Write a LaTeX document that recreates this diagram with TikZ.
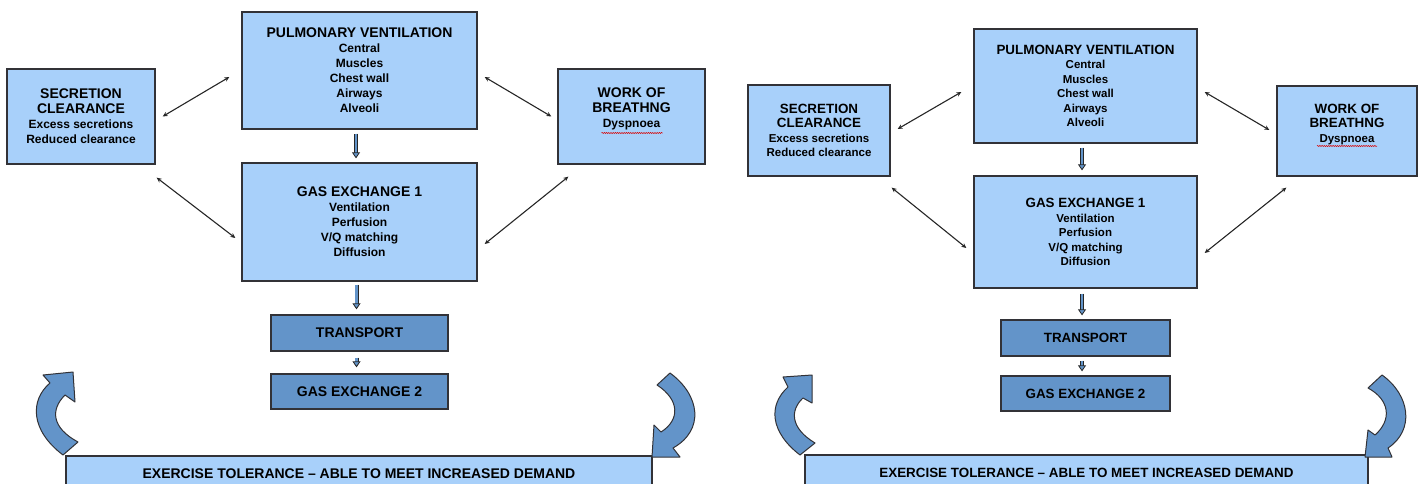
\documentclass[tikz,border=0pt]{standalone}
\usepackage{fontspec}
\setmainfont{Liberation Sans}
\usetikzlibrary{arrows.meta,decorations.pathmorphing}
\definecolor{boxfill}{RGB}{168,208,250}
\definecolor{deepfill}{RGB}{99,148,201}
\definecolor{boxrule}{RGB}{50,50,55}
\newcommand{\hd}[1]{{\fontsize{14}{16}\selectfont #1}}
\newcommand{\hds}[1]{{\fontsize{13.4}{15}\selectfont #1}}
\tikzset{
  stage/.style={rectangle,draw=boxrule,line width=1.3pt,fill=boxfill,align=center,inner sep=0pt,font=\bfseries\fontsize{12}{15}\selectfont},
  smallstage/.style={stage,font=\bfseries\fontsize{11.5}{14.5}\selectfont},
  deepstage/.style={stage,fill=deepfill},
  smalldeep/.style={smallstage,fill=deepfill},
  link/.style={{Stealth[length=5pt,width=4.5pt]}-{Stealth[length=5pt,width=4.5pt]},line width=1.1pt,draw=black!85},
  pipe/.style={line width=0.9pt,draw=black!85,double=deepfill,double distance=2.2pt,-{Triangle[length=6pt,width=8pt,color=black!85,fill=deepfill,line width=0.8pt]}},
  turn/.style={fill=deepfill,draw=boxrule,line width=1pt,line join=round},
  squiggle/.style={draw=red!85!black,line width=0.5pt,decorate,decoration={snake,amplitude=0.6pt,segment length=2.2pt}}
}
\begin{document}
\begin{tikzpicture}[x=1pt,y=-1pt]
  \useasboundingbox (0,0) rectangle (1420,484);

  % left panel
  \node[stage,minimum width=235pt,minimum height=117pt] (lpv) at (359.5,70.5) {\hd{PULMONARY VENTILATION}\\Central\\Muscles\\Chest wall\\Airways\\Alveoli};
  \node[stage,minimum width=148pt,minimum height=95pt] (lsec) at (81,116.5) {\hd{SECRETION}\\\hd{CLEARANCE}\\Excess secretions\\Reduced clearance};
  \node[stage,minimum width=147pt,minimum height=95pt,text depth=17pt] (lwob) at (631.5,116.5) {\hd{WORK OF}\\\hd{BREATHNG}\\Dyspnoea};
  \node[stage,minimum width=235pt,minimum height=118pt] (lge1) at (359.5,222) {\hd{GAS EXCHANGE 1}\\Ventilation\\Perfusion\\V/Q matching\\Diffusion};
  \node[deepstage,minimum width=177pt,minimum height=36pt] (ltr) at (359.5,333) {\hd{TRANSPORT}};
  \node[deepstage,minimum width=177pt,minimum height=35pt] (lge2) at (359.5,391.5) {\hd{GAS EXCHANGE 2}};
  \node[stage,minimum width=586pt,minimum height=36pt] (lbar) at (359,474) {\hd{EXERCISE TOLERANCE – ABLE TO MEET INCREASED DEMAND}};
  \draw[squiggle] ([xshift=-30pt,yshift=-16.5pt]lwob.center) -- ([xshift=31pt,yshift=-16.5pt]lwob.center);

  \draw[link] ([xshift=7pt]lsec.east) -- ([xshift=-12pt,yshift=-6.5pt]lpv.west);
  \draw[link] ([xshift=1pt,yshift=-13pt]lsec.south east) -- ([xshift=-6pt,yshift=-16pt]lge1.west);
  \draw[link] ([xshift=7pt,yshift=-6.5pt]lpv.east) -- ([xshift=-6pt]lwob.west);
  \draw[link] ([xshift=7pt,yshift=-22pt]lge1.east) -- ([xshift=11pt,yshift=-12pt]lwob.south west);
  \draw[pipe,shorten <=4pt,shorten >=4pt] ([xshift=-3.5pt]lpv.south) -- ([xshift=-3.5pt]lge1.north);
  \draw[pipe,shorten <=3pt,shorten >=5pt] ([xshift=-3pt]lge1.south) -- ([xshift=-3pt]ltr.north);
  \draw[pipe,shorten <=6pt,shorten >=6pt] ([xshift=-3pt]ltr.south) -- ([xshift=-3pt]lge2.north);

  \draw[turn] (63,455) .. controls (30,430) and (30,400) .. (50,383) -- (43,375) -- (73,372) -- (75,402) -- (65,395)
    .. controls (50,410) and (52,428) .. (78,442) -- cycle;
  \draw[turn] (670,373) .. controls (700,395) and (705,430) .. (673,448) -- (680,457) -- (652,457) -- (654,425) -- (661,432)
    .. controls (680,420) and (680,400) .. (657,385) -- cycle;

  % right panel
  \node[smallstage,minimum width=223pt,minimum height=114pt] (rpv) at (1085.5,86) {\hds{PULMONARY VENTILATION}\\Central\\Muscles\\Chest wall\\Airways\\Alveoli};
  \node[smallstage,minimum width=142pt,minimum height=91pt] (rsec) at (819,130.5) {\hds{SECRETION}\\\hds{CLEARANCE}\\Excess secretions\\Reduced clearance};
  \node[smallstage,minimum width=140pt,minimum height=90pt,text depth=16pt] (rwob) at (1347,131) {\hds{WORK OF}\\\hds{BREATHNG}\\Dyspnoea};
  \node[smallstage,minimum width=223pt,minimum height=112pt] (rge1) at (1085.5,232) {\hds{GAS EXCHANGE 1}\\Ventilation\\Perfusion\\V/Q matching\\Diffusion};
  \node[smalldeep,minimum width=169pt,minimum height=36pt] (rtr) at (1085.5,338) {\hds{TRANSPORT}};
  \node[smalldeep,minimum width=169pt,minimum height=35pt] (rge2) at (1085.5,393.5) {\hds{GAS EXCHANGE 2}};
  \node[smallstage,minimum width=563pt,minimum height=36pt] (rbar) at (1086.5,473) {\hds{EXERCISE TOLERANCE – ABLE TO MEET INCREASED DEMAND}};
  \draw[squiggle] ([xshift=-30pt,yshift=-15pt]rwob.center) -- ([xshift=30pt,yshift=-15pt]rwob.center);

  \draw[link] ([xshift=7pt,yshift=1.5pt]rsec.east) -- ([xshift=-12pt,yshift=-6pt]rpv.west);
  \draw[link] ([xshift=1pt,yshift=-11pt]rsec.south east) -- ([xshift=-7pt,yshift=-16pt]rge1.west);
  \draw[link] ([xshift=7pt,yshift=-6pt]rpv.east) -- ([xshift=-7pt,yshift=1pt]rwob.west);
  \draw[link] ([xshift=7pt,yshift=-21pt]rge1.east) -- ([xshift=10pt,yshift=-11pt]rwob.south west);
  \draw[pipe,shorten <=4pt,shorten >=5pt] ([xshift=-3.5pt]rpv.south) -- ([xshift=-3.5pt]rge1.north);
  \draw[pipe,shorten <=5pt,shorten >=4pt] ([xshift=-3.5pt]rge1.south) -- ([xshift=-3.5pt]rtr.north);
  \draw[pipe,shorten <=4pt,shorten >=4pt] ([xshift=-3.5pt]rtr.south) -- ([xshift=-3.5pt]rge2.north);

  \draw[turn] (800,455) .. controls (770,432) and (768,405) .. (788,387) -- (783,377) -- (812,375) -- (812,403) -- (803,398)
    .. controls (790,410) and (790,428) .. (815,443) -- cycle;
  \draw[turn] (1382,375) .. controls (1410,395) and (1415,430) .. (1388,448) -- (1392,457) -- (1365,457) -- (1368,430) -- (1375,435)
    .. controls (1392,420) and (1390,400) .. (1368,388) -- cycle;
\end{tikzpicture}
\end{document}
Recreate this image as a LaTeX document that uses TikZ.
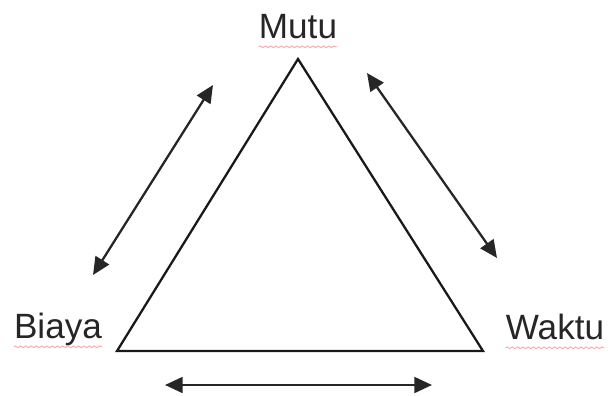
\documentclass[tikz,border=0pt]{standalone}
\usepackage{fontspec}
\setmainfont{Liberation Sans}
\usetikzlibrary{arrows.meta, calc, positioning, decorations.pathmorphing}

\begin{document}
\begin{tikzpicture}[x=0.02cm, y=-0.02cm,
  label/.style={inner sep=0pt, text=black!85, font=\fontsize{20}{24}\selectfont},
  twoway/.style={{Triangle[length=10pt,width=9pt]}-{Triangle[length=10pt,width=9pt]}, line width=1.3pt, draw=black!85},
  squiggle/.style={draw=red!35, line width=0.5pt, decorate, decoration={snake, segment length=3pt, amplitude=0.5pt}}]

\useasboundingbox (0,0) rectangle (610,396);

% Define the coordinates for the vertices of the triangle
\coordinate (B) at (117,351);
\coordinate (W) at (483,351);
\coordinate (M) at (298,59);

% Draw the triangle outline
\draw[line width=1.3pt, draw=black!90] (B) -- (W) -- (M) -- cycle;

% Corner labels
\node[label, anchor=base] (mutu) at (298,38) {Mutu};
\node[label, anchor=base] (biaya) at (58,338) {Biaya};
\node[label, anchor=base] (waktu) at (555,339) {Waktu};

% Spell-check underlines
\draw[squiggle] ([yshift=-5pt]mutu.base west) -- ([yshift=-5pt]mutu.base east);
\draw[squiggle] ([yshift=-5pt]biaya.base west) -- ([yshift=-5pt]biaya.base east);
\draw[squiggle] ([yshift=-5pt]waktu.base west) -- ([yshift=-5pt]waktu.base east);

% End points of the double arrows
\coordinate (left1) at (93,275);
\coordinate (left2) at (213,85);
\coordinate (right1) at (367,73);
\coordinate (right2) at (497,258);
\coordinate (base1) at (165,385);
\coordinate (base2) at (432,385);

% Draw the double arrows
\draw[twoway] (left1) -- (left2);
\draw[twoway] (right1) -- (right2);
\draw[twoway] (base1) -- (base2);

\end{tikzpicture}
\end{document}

######

• PROBLEM STATEMENT:
Give the count of lines in the data above that hold the string "this", with no additional words.

• WRITTEN SOLUTION:
2